Peter wrote: A sequence of integers $ a_{1}, a_{2}, a_{3}, \cdots$ is defined as follows: $ a_{1} = 1$, and for $ n \ge 1$, $ a_{n + 1}$ is the smallest integer greater than $ a_{n}$ such that $ a_{i} + a_{j} \neq 3a_{k}$ for any $ i, j,$ and $ k$ in $ \{1, 2, 3, \cdots, n + 1 \}$, not necessarily distinct. Determine $ a_{1998}$. http://www.kalva.demon.co.uk/short/soln/sh98n4.html

chien than wrote: http://www.kalva.demon.co.uk/short/soln/sh98n4.html The link doesn't work in my computer because the link is wrong or maybe my computer is an ancient one. So I will post the solution.
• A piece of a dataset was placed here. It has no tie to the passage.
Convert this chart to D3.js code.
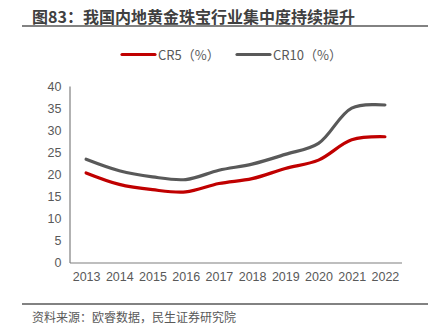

Initially, we can determine the first new values for $a_n$ are 1, 3, 4, 7, 10, 12, 13, 16, 19, 21, 22, 25. Since these are exactly the numbers of the forms $3k+1$ and $9k+3$, we conjecture that this is the general pattern. In fact, it is easy to see that the equation $x+y=3z$ has no solution in the set $K = \{ 3k+1, 9k+3 | k \in \mathbb{N} \} $ . We shall prove that the sequence $\{a_n\}$ is actually this set ordered increasingly. Suppose $a_n>25$ is the first member not belonging to $K$ . We have several cases : (i) $a_n=3r+2, r \in \mathbb{N}$. By the assumption, one of $r+1,r+2,r+3$ is of the form $3k+1$ (and smaller than $a_n$), and therefore is a member $a_i$ of the sequence. Then $3a_i$ equals $a_n+1$, $a_n+4$, or $a_n+7$, which is a contradiction because $1,4,7$ are in the sequence. (ii) $a_n=9r$, $r \in \mathbb{N}$. Then $a_n+a_2=3(3r+1)$, although 3r+1 is in the sequence, a contradiction. (iii) $a_n=9r+6$, $r \in \mathbb{N}$. Then one of the numbers $3r+3, 3r+6, 3r+9$ is a member $a_j$ of the sequence an thus $3a_j$ is equal to $a_n+3, a_n+12, a_n+21$, where $3,12,21$ are members of the sequence, again a contradiction. Once we have revealed the scructure of the sequence, it is easy to compute $a_{1998}$. We have $1998=4 \times 499 +2$, which implies $a_{1998}=9\times 499+a_2=4494$.